There’s also this handy flow-chart:

This isn’t a bad idea in theory and maybe even in practice.  It kind of reminds me of the old days when future lawyers went and studied to take the Bar Exam without needing to go through that pesky law school business.  I believe this is how Lincoln became a lawyer.

But it doesn’t take much to spot some potential problems, too:

  • “Credit for prior experience” is essentially the formula used by diploma mills to justify their fake degrees– the “PhD in life,” so to speak.  So until that well-deserved bias is overcome, getting actual college credit from an actual college will be tricky.
  • The problem with prior experience is you have to actually have prior experience.  I of course do encounter students at EMU who come into classes I teach with a lot of worthy prior experience.  Just the other day, a new grad student asked me if she could get college credit for her prior experience as a teacher (the answer was no).  But for the most part, the reason why students come to college in the first place is they don’t have prior experience.  So while some combination of MOOC/prior experience thing might be useful for adults returning to college after years in the workplace, it isn’t going to be too useful for most of our students.  And by the way, it’s the younger, more traditional college students who are going deepest into student loan debt.
  • What exactly would this credit “count” for, anyway?  Take the example of the course mentioned in the introduction:  that Social Network Analysis course looks like it might be pretty cool, but what exactly would we count that as at a place like EMU?  It probably wouldn’t correspond to anything in the Written Communication major, and I don’t think it would count here as a gen ed class.  So at best, someone could transfer this class as just “credit,” and any transfer student can tell you that that’s not very useful.
  • Even this article says that the process someone would have to go through to make MOOC credit count might not be worth it, “that students might decide it’s easier to retake an equivalent course at a traditional college than to seek prior-learning credit for a MOOC.”

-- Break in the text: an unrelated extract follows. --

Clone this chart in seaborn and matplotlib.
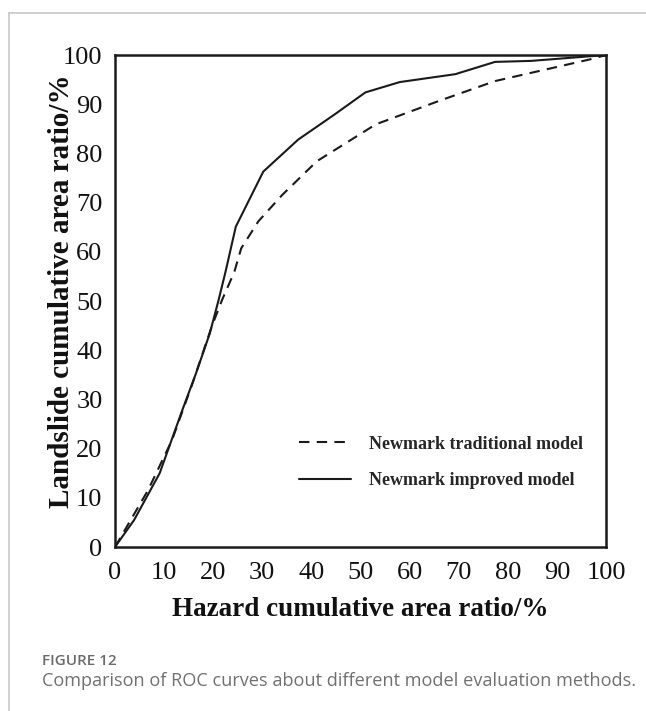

8 Replies to “MOOCs and “Prior Learning Assessment””

  1. Larger questions linger in the background of some of your potential problems.
    1.Do the current degree requirements adequately address the skills/ideas that students need to meet employer expectations?
    2.Do students really come to learn or come to get credentialed?
    3.Is the course hoop easier because it is charted? Or easier because their less effort in learning?
    Thanks for your post. I like the questions it raises.

    1. 1) That of course depends a lot on the degree program. I like to think that the program I teach in at Eastern Michigan, Written Communication, does because our students (at least the best and brightest of them) tell us so and because they go on to get jobs.

      2) Students come for both. No student anywhere is going to pay a significant amount of money in tuition simply for the warm and fuzzy feeling they get from learning something. Conversely, most student I think want to get something out of the experience and not just the “seal of approval” credential. Though I have to say I have had students tell me point-blank “I’m just here because I have to have a degree,” whereas I can’t think of any example where a student said to me “I’m just here because I want to learn.”

      3) I’m not sure what you mean by the last question though….

      1. I think your answer to 2 answers question 3. I guess what I’m getting at is the type of people who pursue a MOOC seem to be interested in learning for learning’s sake (willing to be corrected on that point), whereas students who attend a college to seek out a degree are more interested in what the degree will do for them. The learning seems like just a necessity of the end goal.

        1. That’s probably true right now, and if the discussion threads on the MOOC are any indication, it sure seems like a significant number of people posting are themselves educators. If all the secondary school teachers, college professors/adjuncts/graduate assistants, and people who work in the online education business in some regard were to stop posting in the class I’m in right now, the discussion forums would become very quiet indeed.

          But that’s the situation right now. If Coursera et al figure out how to make this count for credit that can be applied toward some degree and/or if the certificates/badges/whatever that are awarded here actually mean something, then I think you would see lots and lots of students coming to these classes to just get the credit.